A research review in the current issue of the Cochrane Library journal concludes that the three drugs used to treat Erectile Dysfunction (ED) - Cialis, Levitra and Viagra appear to be safe and effective for men with diabetes. These drugs are included in a family of medications called phosphodiesterase type 5 (PDE-5) inhibitors.
Diabetes is one of the main causes of ED. Experts have estimated that the diabetic men are about three times more likely than other men to deal with ED problems.
Dr. Moshe Vardi of the internal medicine division at Lady Davis Carmel Medical Center in Israel and the lead author of the review, said that, "ED is also typically more severe and difficult to treat in men with diabetes."
In their review assessing the safety and effectiveness of ED drugs for diabetic men, Vardi's team analyzed eight clinical trials covering around 1,759 men, conducted since 1998. Each compared one of three ED drugs on the market with a placebo, or inactive pill. Eighty percent of the men in these studies had type 2 diabetes, while 20 percent had type 1 diabetes.
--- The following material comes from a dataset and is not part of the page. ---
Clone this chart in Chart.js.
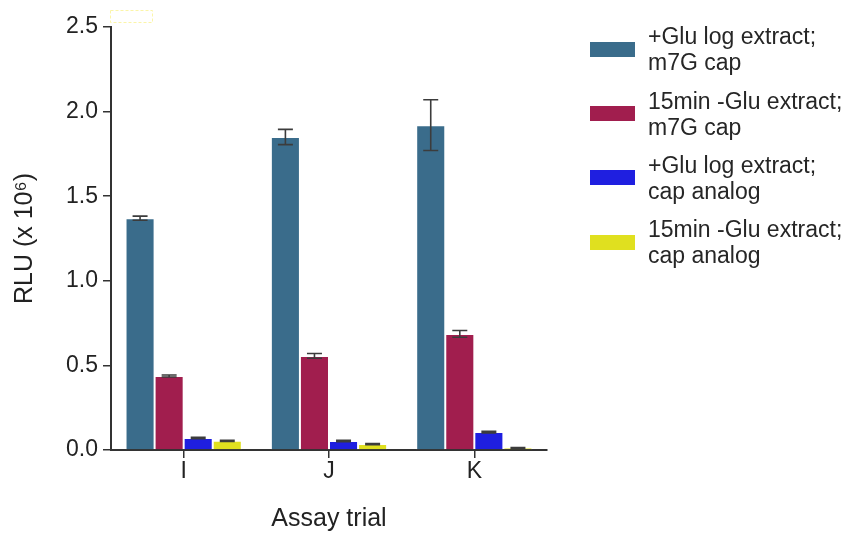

At the end of the studies, men who took one of the PDE-5 inhibitors showed improvements, however, the drugs caused few adverse reactions, according to the review. The most common side effects were headache, flushing, and upper respiratory tract complaints, back pain, flu-like symptoms, nasal symptoms, upset stomach and temporary vision disturbances but there were no deaths.
Dr. Moshe Vardi said, "The results of our meta-analysis are not surprising, but give strength to the general notion that this class of drugs is efficient and safe for this specific wide population." Together the drugs have "altered the management" of ED in general, but until now there had been no systematic review of how well the drugs work for diabetic men.
Researchers concluded: "It is clear from the meta-analysis presented that PDE-5 inhibitors should be considered a primary treatment for erectile dysfunction in diabetic men" and "They have proved to be effective and safe."